South Carolina has a bevy of right-handed pitchers committed in the 2014 class and a couple of southpaws are certainly needed. Left-hander Devin Smeltzer (Voorhees, N.J./Bishop Eustache) is a player the Gamecocks have their eye on.
Class of 2014 left-handed Devin Smeltzer
The recruiting process is just starting to get rolling for Smeltzer, who has seen schools’ interest in him skyrocket since the start of the fall season. Some of the top programs in the country are throwing their hat into the ring in an effort to get the New Jersey native to come south.
South Carolina, Clemson, North Carolina State, Vanderbilt, and Maryland are some of the top schools recruiting the 6-foot-2, 165-pounder but Coastal Carolina and Florida Gulf Coast are making a push as well.

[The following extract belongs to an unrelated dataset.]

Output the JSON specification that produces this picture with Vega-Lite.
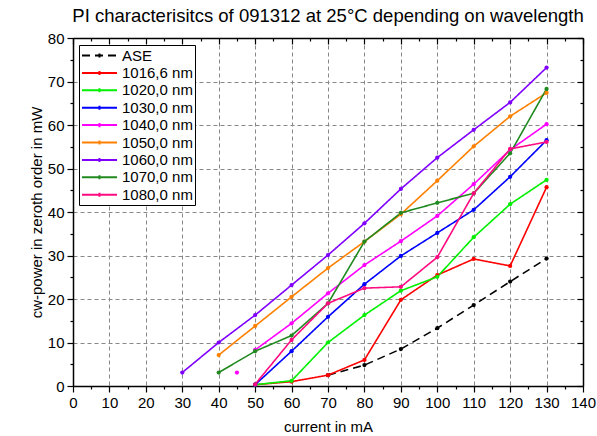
{
  "$schema": "https://vega.github.io/schema/vega-lite/v6.json",
  "width": 510,
  "height": 348,
  "autosize": {"type": "none"},
  "padding": {"left": 73, "top": 38, "right": 14, "bottom": 50},
  "title": {
    "text": "PI characterisitcs of 091312 at 25°C depending on wavelength",
    "font": "Liberation Sans",
    "fontSize": 18.5,
    "fontWeight": "normal",
    "anchor": "middle",
    "offset": 6,
    "color": "black"
  },
  "data": {
    "values": [
      {"series": "ASE", "part": 1, "current": 70, "power": 2.5},
      {"series": "ASE", "part": 1, "current": 80, "power": 4.8},
      {"series": "ASE", "part": 1, "current": 90, "power": 8.5},
      {"series": "ASE", "part": 1, "current": 100, "power": 13.3},
      {"series": "ASE", "part": 1, "current": 110, "power": 18.6},
      {"series": "ASE", "part": 1, "current": 120, "power": 24.0},
      {"series": "ASE", "part": 1, "current": 130, "power": 29.3},
      {"series": "1016,6 nm", "part": 1, "current": 50, "power": 0.3},
      {"series": "1016,6 nm", "part": 1, "current": 60, "power": 1.0},
      {"series": "1016,6 nm", "part": 1, "current": 70, "power": 2.5},
      {"series": "1016,6 nm", "part": 1, "current": 80, "power": 6.0},
      {"series": "1016,6 nm", "part": 1, "current": 90, "power": 19.8},
      {"series": "1016,6 nm", "part": 1, "current": 100, "power": 25.5},
      {"series": "1016,6 nm", "part": 1, "current": 110, "power": 29.2},
      {"series": "1016,6 nm", "part": 1, "current": 120, "power": 27.6},
      {"series": "1016,6 nm", "part": 1, "current": 130, "power": 45.7},
      {"series": "1020,0 nm", "part": 1, "current": 50, "power": 0.3},
      {"series": "1020,0 nm", "part": 1, "current": 60, "power": 1.2},
      {"series": "1020,0 nm", "part": 1, "current": 70, "power": 10.0},
      {"series": "1020,0 nm", "part": 1, "current": 80, "power": 16.3},
      {"series": "1020,0 nm", "part": 1, "current": 90, "power": 21.9},
      {"series": "1020,0 nm", "part": 1, "current": 100, "power": 25.1},
      {"series": "1020,0 nm", "part": 1, "current": 110, "power": 34.2},
      {"series": "1020,0 nm", "part": 1, "current": 120, "power": 41.8},
      {"series": "1020,0 nm", "part": 1, "current": 130, "power": 47.4},
      {"series": "1030,0 nm", "part": 1, "current": 50, "power": 0.3},
      {"series": "1030,0 nm", "part": 1, "current": 60, "power": 8.0},
      {"series": "1030,0 nm", "part": 1, "current": 70, "power": 15.9},
      {"series": "1030,0 nm", "part": 1, "current": 80, "power": 23.4},
      {"series": "1030,0 nm", "part": 1, "current": 90, "power": 29.9},
      {"series": "1030,0 nm", "part": 1, "current": 100, "power": 35.2},
      {"series": "1030,0 nm", "part": 1, "current": 110, "power": 40.5},
      {"series": "1030,0 nm", "part": 1, "current": 120, "power": 48.1},
      {"series": "1030,0 nm", "part": 1, "current": 130, "power": 56.5},
      {"series": "1040,0 nm", "part": 0, "current": 45, "power": 3.1},
      {"series": "1040,0 nm", "part": 1, "current": 50, "power": 8.3},
      {"series": "1040,0 nm", "part": 1, "current": 60, "power": 14.4},
      {"series": "1040,0 nm", "part": 1, "current": 70, "power": 21.3},
      {"series": "1040,0 nm", "part": 1, "current": 80, "power": 27.8},
      {"series": "1040,0 nm", "part": 1, "current": 90, "power": 33.3},
      {"series": "1040,0 nm", "part": 1, "current": 100, "power": 39.1},
      {"series": "1040,0 nm", "part": 1, "current": 110, "power": 46.4},
      {"series": "1040,0 nm", "part": 1, "current": 120, "power": 54.3},
      {"series": "1040,0 nm", "part": 1, "current": 130, "power": 60.2},
      {"series": "1050,0 nm", "part": 1, "current": 40, "power": 7.1},
      {"series": "1050,0 nm", "part": 1, "current": 50, "power": 13.8},
      {"series": "1050,0 nm", "part": 1, "current": 60, "power": 20.5},
      {"series": "1050,0 nm", "part": 1, "current": 70, "power": 27.1},
      {"series": "1050,0 nm", "part": 1, "current": 80, "power": 33.2},
      {"series": "1050,0 nm", "part": 1, "current": 90, "power": 39.5},
      {"series": "1050,0 nm", "part": 1, "current": 100, "power": 47.2},
      {"series": "1050,0 nm", "part": 1, "current": 110, "power": 55.1},
      {"series": "1050,0 nm", "part": 1, "current": 120, "power": 62.0},
      {"series": "1050,0 nm", "part": 1, "current": 130, "power": 67.4},
      {"series": "1060,0 nm", "part": 1, "current": 30, "power": 3.1},
      {"series": "1060,0 nm", "part": 1, "current": 40, "power": 10.0},
      {"series": "1060,0 nm", "part": 1, "current": 50, "power": 16.3},
      {"series": "1060,0 nm", "part": 1, "current": 60, "power": 23.2},
      {"series": "1060,0 nm", "part": 1, "current": 70, "power": 30.1},
      {"series": "1060,0 nm", "part": 1, "current": 80, "power": 37.4},
      {"series": "1060,0 nm", "part": 1, "current": 90, "power": 45.3},
      {"series": "1060,0 nm", "part": 1, "current": 100, "power": 52.5},
      {"series": "1060,0 nm", "part": 1, "current": 110, "power": 58.9},
      {"series": "1060,0 nm", "part": 1, "current": 120, "power": 65.2},
      {"series": "1060,0 nm", "part": 1, "current": 130, "power": 73.2},
      {"series": "1070,0 nm", "part": 1, "current": 40, "power": 3.1},
      {"series": "1070,0 nm", "part": 1, "current": 50, "power": 8.0},
      {"series": "1070,0 nm", "part": 1, "current": 60, "power": 11.6},
      {"series": "1070,0 nm", "part": 1, "current": 70, "power": 19.0},
      {"series": "1070,0 nm", "part": 1, "current": 80, "power": 33.2},
      {"series": "1070,0 nm", "part": 1, "current": 90, "power": 39.8},
      {"series": "1070,0 nm", "part": 1, "current": 100, "power": 42.1},
      {"series": "1070,0 nm", "part": 1, "current": 110, "power": 44.3},
      {"series": "1070,0 nm", "part": 1, "current": 120, "power": 53.5},
      {"series": "1070,0 nm", "part": 1, "current": 130, "power": 68.3},
      {"series": "1080,0 nm", "part": 1, "current": 50, "power": 0.4},
      {"series": "1080,0 nm", "part": 1, "current": 60, "power": 10.6},
      {"series": "1080,0 nm", "part": 1, "current": 70, "power": 19.0},
      {"series": "1080,0 nm", "part": 1, "current": 80, "power": 22.5},
      {"series": "1080,0 nm", "part": 1, "current": 90, "power": 22.8},
      {"series": "1080,0 nm", "part": 1, "current": 100, "power": 29.6},
      {"series": "1080,0 nm", "part": 1, "current": 110, "power": 44.3},
      {"series": "1080,0 nm", "part": 1, "current": 120, "power": 54.5},
      {"series": "1080,0 nm", "part": 1, "current": 130, "power": 56.1}
    ]
  },
  "layer": [
    {
      "mark": {"type": "line", "strokeWidth": 1.6, "clip": true},
      "encoding": {
        "x": {
          "field": "current", "type": "quantitative",
          "scale": {"domain": [0, 140], "nice": false, "zero": false},
          "axis": {
            "orient": "bottom",
            "title": "current in mA",
            "values": [0, 5, 10, 15, 20, 25, 30, 35, 40, 45, 50, 55, 60, 65, 70, 75, 80, 85, 90, 95, 100, 105, 110, 115, 120, 125, 130, 135, 140],
            "labelExpr": "datum.value % 10 == 0 ? datum.label : ''",
            "labelFlush": false,
            "labelOverlap": false,
            "labelPadding": 3,
            "tickSize": {"condition": {"test": "datum.value % 10 == 0", "value": 6}, "value": 3},
            "grid": true,
            "gridOpacity": {"condition": {"test": "datum.value % 10 == 0", "value": 1}, "value": 0},
            "titlePadding": 9
          }
        },
        "y": {
          "field": "power", "type": "quantitative",
          "scale": {"domain": [0, 80], "nice": false},
          "axis": {
            "orient": "left",
            "title": "cw-power in zeroth order in mW",
            "values": [0, 5, 10, 15, 20, 25, 30, 35, 40, 45, 50, 55, 60, 65, 70, 75, 80],
            "labelExpr": "datum.value % 10 == 0 ? datum.label : ''",
            "labelFlush": false,
            "labelOverlap": false,
            "labelPadding": 3,
            "tickSize": {"condition": {"test": "datum.value % 10 == 0", "value": 6}, "value": 3},
            "grid": true,
            "gridOpacity": {"condition": {"test": "datum.value % 10 == 0", "value": 1}, "value": 0},
            "titlePadding": 3
          }
        },
        "detail": {"field": "part"},
        "color": {
          "field": "series", "type": "nominal",
          "scale": {
            "domain": ["ASE", "1016,6 nm", "1020,0 nm", "1030,0 nm", "1040,0 nm", "1050,0 nm", "1060,0 nm", "1070,0 nm", "1080,0 nm"],
            "range": ["#000000", "#FF0000", "#00F000", "#0000FF", "#FF00FF", "#FF8000", "#8000FF", "#208A20", "#FF0A80"]
          },
          "legend": {"title": null}
        },
        "strokeDash": {
          "field": "series", "type": "nominal",
          "scale": {
            "domain": ["ASE", "1016,6 nm", "1020,0 nm", "1030,0 nm", "1040,0 nm", "1050,0 nm", "1060,0 nm", "1070,0 nm", "1080,0 nm"],
            "range": [[8, 5], [1, 0], [1, 0], [1, 0], [1, 0], [1, 0], [1, 0], [1, 0], [1, 0]]
          },
          "legend": {"title": null}
        }
      }
    },
    {
      "mark": {"type": "point", "filled": true, "opacity": 1, "size": 18, "shape": "circle"},
      "encoding": {
        "x": {
          "field": "current", "type": "quantitative",
          "scale": {"domain": [0, 140], "nice": false, "zero": false},
          "axis": {
            "orient": "top",
            "title": null,
            "labels": false,
            "values": [0, 5, 10, 15, 20, 25, 30, 35, 40, 45, 50, 55, 60, 65, 70, 75, 80, 85, 90, 95, 100, 105, 110, 115, 120, 125, 130, 135, 140],
            "tickSize": {"condition": {"test": "datum.value % 10 == 0", "value": -6}, "value": -3},
            "grid": false
          }
        },
        "y": {
          "field": "power", "type": "quantitative",
          "scale": {"domain": [0, 80], "nice": false},
          "axis": {
            "orient": "right",
            "title": null,
            "labels": false,
            "values": [0, 5, 10, 15, 20, 25, 30, 35, 40, 45, 50, 55, 60, 65, 70, 75, 80],
            "tickSize": {"condition": {"test": "datum.value % 10 == 0", "value": -6}, "value": -3},
            "grid": false
          }
        },
        "color": {"field": "series", "type": "nominal", "legend": {"title": null}}
      }
    }
  ],
  "resolve": {"axis": {"x": "independent", "y": "independent"}},
  "config": {
    "font": "Liberation Sans",
    "view": {"stroke": null},
    "axis": {
      "labelFont": "Liberation Sans",
      "labelFontSize": 15,
      "labelColor": "black",
      "titleFont": "Liberation Sans",
      "titleFontSize": 15,
      "titleFontWeight": "normal",
      "titleColor": "black",
      "domainColor": "black",
      "domainWidth": 1.5,
      "tickColor": "black",
      "tickWidth": 1.2,
      "gridColor": "#888888",
      "gridDash": [4, 3],
      "gridWidth": 1
    },
    "legend": {
      "orient": "none",
      "legendX": 6,
      "legendY": 7,
      "labelFont": "Liberation Sans",
      "labelFontSize": 15,
      "labelColor": "black",
      "symbolType": "M-1,0L3.67,0M1.33,-0.27L1.33,0.27",
      "symbolSize": 225,
      "symbolStrokeWidth": 2,
      "labelOffset": 24,
      "rowPadding": 0.4,
      "padding": 2,
      "strokeColor": "black",
      "fillColor": "white",
      "cornerRadius": 0
    }
  }
}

“I’m looking for a place that I’m going to pitch and a place I’m going to win,” Smeltzer said. ”They’re warm baseball schools. Every school I’m considering is known for winning.”
Visits will be key for Smeltzer, who hasn’t gone on any trips just yet. He hopes to take some visits over the holiday break from school but he doesn’t have anything set up at this point.
“I need to get down and see some schools,” Smeltzer said. “I don’t really have a timeframe on when I want to make a decision. I’m going to try to take some visits towards the end of the break. If I can’t, hopefully I can get down before spring and see some schools.”
Coastal Carolina, East Carolina, and Maryland were three of the first schools to take notice but South Carolina came into the picture after seeing the left-hander at a tournament in Fort Myers, Fla. this fall.
“Interest started picking up down at the USA trials in Cary, N.C. ,” Smeltzer said. “It started there, then Fort Myers it started to gain some momentum and it really sparked up in Jupiter.”
Recruiting coordinator Sammy Esposito, Smeltzer said, is a big part of the reason that the Gamecocks are in the picture at this point. Even though he’s only a few months onto the job, Esposito has already made a big impression on the New Jersey native.
“Coach Esposito has been great,” Smeltzer said. “He answers all my questions from baseball to campus life down at South Carolina. He really broke down what he thinks is best for me.”
Of course, the sustained success of the program hasn’t hurt the Gamecocks’ chances.
“South Carolina goes to the College World Series every year,” Smeltzer said. “They have a beautiful baseball complex and their baseball players are taken care of very well.”
On the mound, Smeltzer throws his fastball in the mid- to upper-80s and has a big arsenal of offspeed pitches. He considers his changeup his best pitch but he can attack hitters in a variety of ways.
“I have good offspeed pitches and pound the zone,” Smeltzer said. “I can move the ball around pretty well. I top out about 88 with the fastball. I throw a slider, curve ball, changeup, and knuckleball.”
This season, Smeltzer says he is focused on getting his arm stronger and he wants to “take his command to the next level.”
Smeltzer is the No. 172 player in the country regardless of position and the No. 15 left-handed pitcher in the country as ranked by Perfect Game.
South Carolina has one left-handed pitcher, Alex Destino (Weaverville, N.C./North Buncombe), committed in the 2014 class.